Employers have long been under an obligation to provide employees and prospective employees with prior written notice that a credit report – a "consumer report" in the language of the Fair Credit Reporting Act (FCRA) – may be obtained about them.  The FCRA specifically requires this notice to be "in a document that consists solely of the disclosure," although the Act elsewhere clarifies that the disclosure may also contain an authorization by the employee or applicant for procurement of the report.  Recent court decisions, settlements, and new lawsuits have highlighted the importance of ensuring compliance with this provision of the FCRA.

On December 2, 2013, a federal district court in Pennsylvania held that an employer violated the FCRA by combing the FCRA disclosure and authorization form with a waiver of rights related to the consumer report and background check.  After the court’s ruling, the company in that case, ClosetMaid, was forced to settle the lawsuit as a class action, agreeing to pay $400 to each of 1,540 class members who received the combined disclosure/waiver form – a total of more than $600,000 – plus the plaintiff attorney’s fees and the costs of administering the settlement.  There appears to be an upsurge in this type of litigation as class action lawsuits alleging similar claims have been filed in the last week against Publix Super Markets and UBS.

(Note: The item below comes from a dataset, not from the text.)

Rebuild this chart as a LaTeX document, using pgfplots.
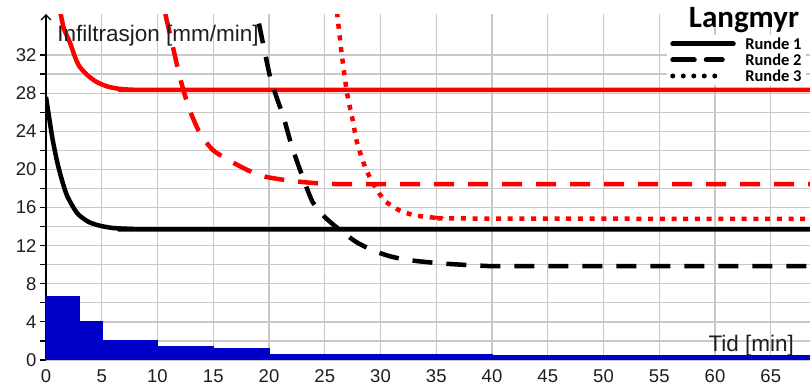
\documentclass[border=0pt]{standalone}
\usepackage{pgfplots}
\pgfplotsset{compat=1.18}
\usepackage{fontspec}
\setmainfont{Liberation Sans}
\newfontfamily\carlito{Carlito}
\usetikzlibrary{arrows.meta}
\definecolor{gridgray}{RGB}{200,200,200}
\definecolor{barblue}{RGB}{0,0,200}
\definecolor{labelgray}{RGB}{30,30,30}

\begin{document}
\begin{tikzpicture}
\begin{axis}[
  x=11.15pt, y=9.53pt,
  xmin=0, xmax=68.7, ymin=0, ymax=36.3,
  axis x line*=bottom, axis y line=left,
  x axis line style={draw=none},
  y axis line style={line width=1.3pt, -{Straight Barb[length=5pt,width=10pt]}},
  xtick={0,5,...,65}, ytick={0,4,...,32}, minor y tick num=1,
  grid=both,
  major grid style={gridgray, line width=1.3pt},
  minor grid style={gridgray, line width=1.3pt},
  tick style={black, line width=1.2pt},
  major tick length=6pt, minor tick length=6pt,
  tick align=outside,
  xtick style={draw=none},
  ticklabel style={font=\fontsize{18.5}{18.5}\selectfont, text=labelgray},
  /pgf/number format/assume math mode=true,
  clip mode=individual,
  legend image code/.code={\draw[#1] (2.5pt,0pt) -- (63pt,0pt);
    \path[draw=none] (0pt,0pt) -- (74pt,0pt);},
  legend style={at={(axis cs:55.7,34.1)}, anchor=north west, fill=white, draw=none,
    font=\carlito\bfseries\fontsize{16.5}{16.5}\selectfont,
    row sep=2.5pt, column sep=0pt,
    nodes={inner sep=1pt, text height=11.5pt, text depth=0pt}},
  legend cell align=left,
]
% rainfall intensity steps
\addplot[fill=barblue, draw=barblue, line width=1.5pt, forget plot] coordinates {
  (0,0) (0,6.6) (3,6.6) (3,4.0) (5,4.0) (5,2.0) (10,2.0) (10,1.35) (15,1.35)
  (15,1.15) (20,1.15) (20,0.6) (40,0.6) (40,0.45) (68.7,0.45) (68.7,0)} -- cycle;

% infiltration curves
\addplot[red, line width=4.5pt, smooth, tension=0.4, forget plot] coordinates {
  (1.0,39) (1.26,36.7) (1.6,34.8) (2.15,33.3) (2.6,31.8) (3.0,30.8) (3.7,29.9)
  (4.5,29.2) (5.5,28.7) (6.6,28.45) (8,28.35) (10,28.35) (68.7,28.35)};
\addplot[black, line width=4.5pt, smooth, tension=0.4, forget plot] coordinates {
  (0,27.6) (0.3,25.3) (0.6,23.1) (1.0,20.8) (1.4,19.0) (1.9,17.2) (2.8,15.4)
  (3.8,14.5) (4.8,14.1) (6,13.85) (7.8,13.75) (10,13.7) (68.7,13.7)};
\addplot[red, line width=4.5pt, dash pattern=on 20pt off 14pt, smooth, tension=0.4, forget plot] coordinates {
  (10.7,36.3) (11.2,33.8) (12.0,29.7) (12.8,26.5) (13.8,23.8) (15.0,22.0)
  (16.8,20.7) (18.5,19.7) (19.8,19.2) (22,18.8) (25,18.5) (30,18.45) (68.7,18.45)};
\addplot[black, line width=4.5pt, dash pattern=on 20pt off 14pt, smooth, tension=0.4, forget plot] coordinates {
  (19.1,35.3) (19.5,33.0) (20.1,29.7) (20.7,27.5) (21.3,25.5) (22.0,22.6)
  (22.8,19.9) (23.9,16.6) (25.0,15.0) (26.4,13.6) (27.8,12.4) (29.3,11.5)
  (30.8,10.9) (32.4,10.5) (35.3,10.15) (38.9,9.9) (42,9.85) (68.7,9.85)};
\addplot[red, line width=4.5pt, dash pattern=on 5pt off 6.7pt, smooth, tension=0.4, forget plot] coordinates {
  (26.1,36.5) (26.5,32.3) (27.0,28.0) (27.5,25.2) (27.9,22.8) (28.7,20.0)
  (29.7,17.8) (30.5,16.6) (31.7,15.7) (33,15.2) (34.7,14.95) (37,14.85) (68.7,14.8)};

\addlegendimage{black, line width=5pt, line cap=round}
\addlegendentry{Runde 1}
\addlegendimage{legend image code/.code={
  \draw[black, line width=5pt, line cap=round] (2.5pt,0pt) -- (24pt,0pt) (36pt,0pt) -- (52pt,0pt);
  \path[draw=none] (0pt,0pt) -- (74pt,0pt);}}
\addlegendentry{Runde 2}
\addlegendimage{legend image code/.code={
  \draw[black, line width=5pt, line cap=round, dash pattern=on 0pt off 10.5pt] (2.5pt,0pt) -- (46pt,0pt);
  \path[draw=none] (0pt,0pt) -- (74pt,0pt);}}
\addlegendentry{Runde 3}

\node[anchor=base west, font=\fontsize{22.5}{22.5}\selectfont, text=labelgray]
  at (axis cs:0.7,33.4) {Infiltrasjon [mm/min]};
\node[anchor=base east, font=\fontsize{22.5}{22.5}\selectfont, text=labelgray]
  at (axis cs:67.4,0.9) {Tid [min]};
\node[anchor=base, font=\carlito\bfseries\fontsize{31}{31}\selectfont]
  at (axis cs:62.6,34.84) {Langmyr};
\end{axis}
\pgfresetboundingbox
\useasboundingbox (-46pt,-30pt) rectangle (764pt,360pt);
\end{tikzpicture}
\end{document}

The remedial provisions of the FCRA are very favorable to plaintiffs.  They allow for class certification with no cap on class-wide damages, attorney fee-shifting, and statutory damages between $100 and $1,000 for each willful violation of the Act.  Employers who receive credit reports and conduct background checks on employees and prospective employees should carefully review their disclosures to ensure compliance with the FCRA.